I realised that I’ve gone over my 100GB free tier ingestion limit as my kubernetes agents were ingesting about 9GB a day (which seems extremely high). I’ve used the 7 day override that I thought would allow me to address my metrics problems and cut down my metrics gathering and I’ve tried to reduce the sampling rate by setting some environment variables but now all my metric collection has stopped.

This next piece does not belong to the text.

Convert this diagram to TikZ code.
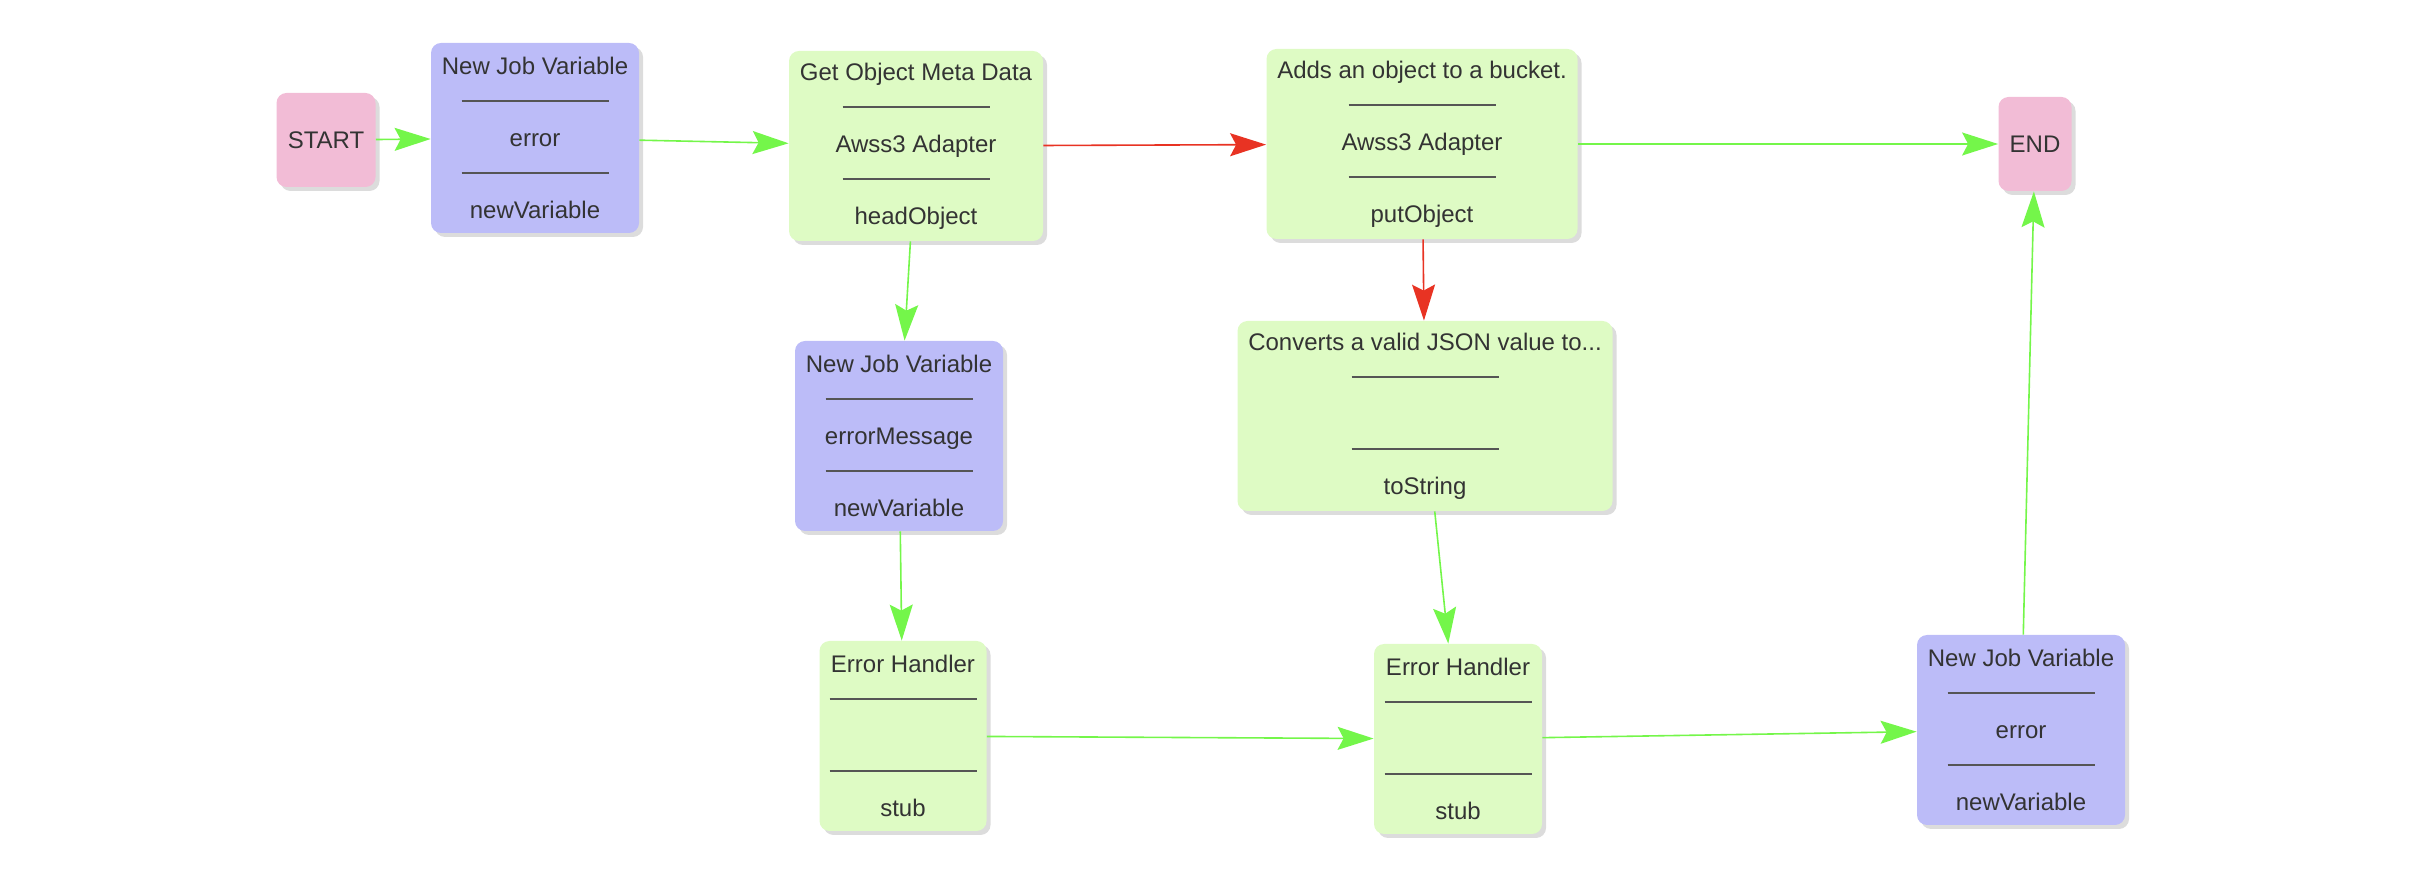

In my logs for the newrelic
nri-bundle-newrelic-infrastructure pods I’m getting the errors below:
time="2021-03-14T19:34:20Z" level=warning msg="URL error detected. May be a configuration problem or a network connectivity issue." component=AgentService error="Head \"https://infra-api.eu.newrelic.com\": context deadline exceeded (Client.Timeout exceeded while awaiting headers)" service=newrelic-infra time="2021-03-14T19:34:20Z" level=warning msg="Collector endpoint not reachable, retrying..." collector_url="https://infra-api.eu.newrelic.com" component=AgentService error="Head \"https://infra-api.eu.newrelic.com\": context deadline exceeded (Client.Timeout exceeded while awaiting headers)" service=newrelic-infra
I’ve also tried to check that I don’t have a firewall issue by CURLing the endpoints from my cluster.
curl --head -v https://infra-api.eu.newrelic.com * Trying 18.104.22.168:443... * Connected to infra-api.eu.newrelic.com (22.214.171.124) port 443 (#0) * ALPN, offering http/1.1 * successfully set certificate verify locations: * CAfile: /Users/<myuser>/opt/anaconda3/ssl/cacert.pem CApath: none * TLSv1.3 (OUT), TLS handshake, Client hello (1): * TLSv1.3 (IN), TLS handshake, Server hello (2): * TLSv1.2 (IN), TLS handshake, Certificate (11): * TLSv1.2 (IN), TLS handshake, Server key exchange (12): * TLSv1.2 (IN), TLS handshake, Server finished (14): * TLSv1.2 (OUT), TLS handshake, Client key exchange (16): * TLSv1.2 (OUT), TLS change cipher, Change cipher spec (1): * TLSv1.2 (OUT), TLS handshake, Finished (20): * TLSv1.2 (IN), TLS handshake, Finished (20): * SSL connection using TLSv1.2 / ECDHE-RSA-AES128-GCM-SHA256 * ALPN, server did not agree to a protocol * Server certificate: * subject: C=US; ST=California; L=San Francisco; O=New Relic, Inc.; CN=*.eu.newrelic.com * start date: Aug 19 00:00:00 2020 GMT * expire date: Nov 22 00:00:00 2022 GMT * subjectAltName: host "infra-api.eu.newrelic.com" matched cert's "*.eu.newrelic.com" * issuer: C=US; O=DigiCert Inc; CN=DigiCert SHA2 Secure Server CA * SSL certificate verify ok. > HEAD / HTTP/1.1 > Host: infra-api.eu.newrelic.com > User-Agent: curl/7.71.1 > Accept: */* > * Mark bundle as not supporting multiuse < HTTP/1.1 404 Not Found HTTP/1.1 404 Not Found < Date: Sun, 14 Mar 2021 19:45:15 GMT Date: Sun, 14 Mar 2021 19:45:15 GMT < Content-Type: text/plain; charset=utf-8 Content-Type: text/plain; charset=utf-8 <
Not sure if 404 is expected but I think means my firewall isn’t blocking the connection.
Any idea if this is a configuration problem or an account issue?
Thanks in advance for any help.